History of Psychology

Psychology is the scientific study of behavior and the factors that influence it. “Behavior” is used very broadly to refer to both the actions we can directly observe and to inner processes such as thoughts, feelings, images, and physiological reactions.

A thorough history of psychology’s rich past can be found on Wikipedia.

The field began as an attempt to answer philosophical questions about human nature using methods borrowed from physics, physiology, and other sciences. The first psychology laboratory was set up by physiologist Wilhelm Wundt in Lipsig, Germany to scientifically study how people sense and perceive the world around them. This led a debate over what psychology should be and how it should be studied.

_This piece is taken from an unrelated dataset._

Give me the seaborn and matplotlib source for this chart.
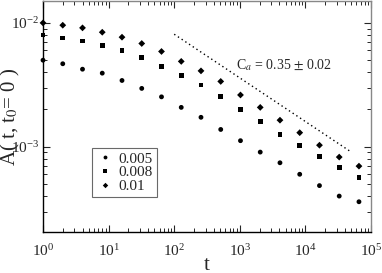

There were two camps: structuralists and functionalists.

1. Structuralists believed that consciousness was made up of basic elements that combined in different ways to produce different perceptions (like hydrogen and oxygen combine to form water). They wanted to discover the form, or basic elements, of mental experience, and favored examining mental experience through introspection, which involves reporting on one’s own conscious thoughts and feelings. Structuralists emphasized accurate measurement and replicability in their studies, but structuralism eventually fell into disfavor because it was a subjective way to study consciousness, and couldn't be used to study children and animals. It eventually gave way to functionalism. Famous structuralists included Wundt and Edward Titchener (Wundt’s student who set up the first psychology lab in the U.S.).

2. Functionalists cared less about what made up mental experiences and more about how mental experiences or processes were adaptive, or functional, for people. They thought that psychology should study the functions – the whys – of consciousness, rather than its structure – the whats. They believed that consciousness, and behavior in general, helped people and animals adjust to their environments. To functionalists, understanding the mind meant understanding what the mind accomplished. The most famous functionalist was William James.

German scientists later developed a new school of thought known as Gestalt psychology, which was concerned with how the elements of experience are organized into wholes. Instead of trying to break consciousness down into its basic elements like structuralists, they saw perceptions and other mental processes as organized so that the whole is not only greater than, but also quite different from the sum of its parts, arguing that this tendency to perceive wholes is built into our nervous system.

Today’s psychologists study both the structure and functions of behavior. For example, those who study infant-caregiver attachment behavior might examine the structure of the attachment (e.g. the feelings and behaviors that arise in response to separations), and the functions of attachment (how those feelings and behaviors keep an infant close to the caregiver).

A psychologist's theoretical orientation determines what he or she says about those structures and functions.